Глаза Слатина заблестели и стали прозрачными.
– Вы в своем уме? – воскликнул он. – Разве вы не видите, что это невозможно? Или я, по-вашему, никогда не пытался сделать ничего подобного? Даже если вы выйдете отсюда, – он обвел рукой, показывая на ограду вокруг Сайера, – даже если Халифа снимет с вас оковы, как когда-то с меня, из Омдурмана вам не выбраться! Подумайте сами, куда вы направитесь? И главное – как? Пешком вам далеко не уйти, особенно без воды. И ни один караван, ни один лодочник вас, белого, с собой не возьмет. Никто не продаст вам ни верблюда, ни еды, потому что все будут подозревать в вас беглого. Слишком велик у людей страх навлечь на себя гнев Халифы. А если вы попытаетесь что-нибудь взять сами, вас ждет виселица. – Слатин замолчал, словно обдумывая собственные слова. – Послушайте, будьте благоразумны. Переходите в ислам и присягните на верность Халифе. Возьмите себе жену, сделайте ей пару ребятишек – здесь на это смотрят благосклонно. А потом спокойно дожидайтесь перемены ветра.

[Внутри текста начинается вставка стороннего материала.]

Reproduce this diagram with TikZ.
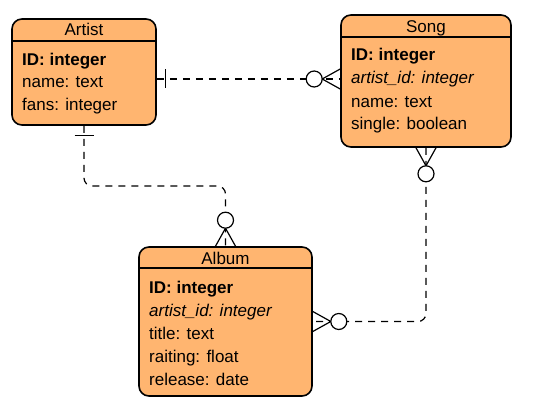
\documentclass[tikz,border=0pt]{standalone}
\usepackage{fontspec}
\setmainfont{Liberation Sans}
\usetikzlibrary{positioning,calc}
\definecolor{entityfill}{HTML}{FFB570}

\tikzset{
  entity/.style={draw, line width=1.6pt, fill=entityfill, rounded corners=10pt, inner sep=0pt},
  headline/.style={line width=1.4pt},
  title/.style={anchor=base, inner sep=0pt, font=\fontsize{17}{20}\selectfont},
  field/.style={anchor=base west, inner sep=0pt, font=\fontsize{17}{20}\selectfont},
  rel/.style={line width=1.2pt, dash pattern=on 7pt off 6pt},
  endline/.style={line width=1.2pt},
}

\begin{document}
\begin{tikzpicture}[x=1pt,y=-1pt]
    \useasboundingbox (0,0) rectangle (539,420);

    % Artist table
    \node[entity, minimum width=144pt, minimum height=106pt] (artist) at (84,72) {};
    \draw[headline] (artist.west |- 0,41) -- (artist.east |- 0,41);
    \node[title] (artisttitle) at (84,36) {Artist};
    \node[field] (artistid) at (22,65.5) {\textbf{ID: integer}};
    \node[field] (artistname) at (22,88) {name: text};
    \node[field] (artistfans) at (22,111) {fans: integer};

    % Song table
    \node[entity, minimum width=170pt, minimum height=132pt] (song) at (426,81) {};
    \draw[headline] (song.west |- 0,37) -- (song.east |- 0,37);
    \node[title] (songtitle) at (426,32.5) {Song};
    \node[field] (songid) at (351,61) {\textbf{ID: integer}};
    \node[field] (songartist) at (351,84) {\textit{artist\_id: integer}};
    \node[field] (songname) at (351,107) {name: text};
    \node[field] (songsingle) at (351,130) {single: boolean};

    % Album table
    \node[entity, minimum width=173pt, minimum height=149pt] (album) at (225.5,321.5) {};
    \draw[headline] (album.west |- 0,268) -- (album.east |- 0,268);
    \node[title] (albumtitle) at (225.5,264.5) {Album};
    \node[field] (albumid) at (149,293) {\textbf{ID: integer}};
    \node[field] (albumartist) at (149,316) {\textit{artist\_id: integer}};
    \node[field] (albumtitlefield) at (149,339) {title: text};
    \node[field] (albumrating) at (149,362) {raiting: float};
    \node[field] (albumrelease) at (149,385.5) {release: date};

    % Artist -- Song
    \coordinate (artistright) at (artist.east |- 0,79);
    \coordinate (songleft) at (song.west |- 0,79);
    \draw[rel] (artistright) -- (songleft);
    \draw[endline] ($(artistright)+(9,-9.5)$) -- ($(artistright)+(9,9.5)$);
    \draw[endline] ($(songleft)+(0,-10)$) -- ($(songleft)+(-18,0)$) -- ($(songleft)+(0,10)$);
    \draw[endline, fill=white] ($(songleft)+(-26,0)$) circle (8);

    % Artist -- Album
    \coordinate (artistbottom) at (artist.south);
    \coordinate (albumtop) at (album.north);
    \draw[rel, rounded corners=8pt] (artistbottom) -- (artistbottom |- 0,186) -- (albumtop |- 0,186) -- (albumtop);
    \draw[endline] ($(artistbottom)+(-9.5,10)$) -- ($(artistbottom)+(9.5,10)$);
    \draw[endline] ($(albumtop)+(-10,0)$) -- ($(albumtop)+(0,-18)$) -- ($(albumtop)+(10,0)$);
    \draw[endline, fill=white] ($(albumtop)+(0,-26)$) circle (8);

    % Song -- Album
    \coordinate (songbottom) at (song.south);
    \coordinate (albumright) at (album.east);
    \draw[rel, rounded corners=8pt] (songbottom) -- (songbottom |- albumright) -- (albumright);
    \draw[endline] ($(songbottom)+(-10,0)$) -- ($(songbottom)+(0,18)$) -- ($(songbottom)+(10,0)$);
    \draw[endline, fill=white] ($(songbottom)+(0,26)$) circle (8);
    \draw[endline] ($(albumright)+(0,-10)$) -- ($(albumright)+(18,0)$) -- ($(albumright)+(0,10)$);
    \draw[endline, fill=white] ($(albumright)+(26,0)$) circle (8);
\end{tikzpicture}
\end{document}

«Никогда, – повторял про себя Джереми. Он снова вспомнил о девушке, которая хотела ему помочь и так жестоко за это поплатилась. – Никогда. Лучше умру при попытке сбежать».
Слатин похлопал его по ноге и поднялся с ангареба.

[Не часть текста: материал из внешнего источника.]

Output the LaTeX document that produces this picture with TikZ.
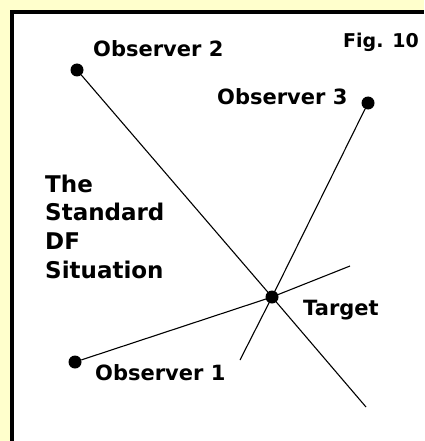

– Так что мне передать Халифе?
На мгновенье Джереми задумался.
– Передайте, что я добуду ему селитру.
Не успел Джереми снова вытянуться на ангаребе, чтобы попытаться выудить из памяти хоть что-нибудь связанное с производством селитры, как двое угрожающего вида дервишей, потрясая копьями, устремились к нему через площадь. «Ялла! Ялла!» – загалдели они, приблизившись. Джереми понял. Он опустил скованные ноги с деревянного помоста, оттолкнулся и скатился на землю. Дервиши загалдели, тыча в него тупыми концами копий. Джереми судорожно изогнулся, поднялся на ноги и сделал несколько шагов в направлении площади. Однако, в очередной раз переставляя опухшую правую ногу, он подвернул ее и снова свалился, под крики и улюлюканье туземцев. На этот раз подъем занял больше времени, несмотря на отчаянные тычки и удары копий. Когда же Джереми, шатаясь, встал на ноги, дервиши выглядели озадаченными и, по-видимому, решили отказаться от намерения продолжать путь столь кропотливым образом. Обменявшись короткими репликами, они подхватили пленника под мышки и поволокли за пределы зарибы на площадь, туда, где возле врытого в землю столба лежала цепь и короткий деревянный колышек. Один из дервишей продел цепь через железный обруч на ноге пленника, обернув другой ее конец вокруг столба и, используя колышек в качестве рычага, освободил ногу Джереми от железа, после чего проделал то же самое с другой ногой. Во время этой процедуры Джереми не издал ни единого звука, хотя кожа на его лодыжках облезла, обнажив синие, вздувшиеся сухожилия. После этого один из дервишей, дабы окончательно выбить из головы пленника мысль о побеге, ударил его кулаком в затылок, а другой изо всей силы ткнул в крестец тупым концом копья.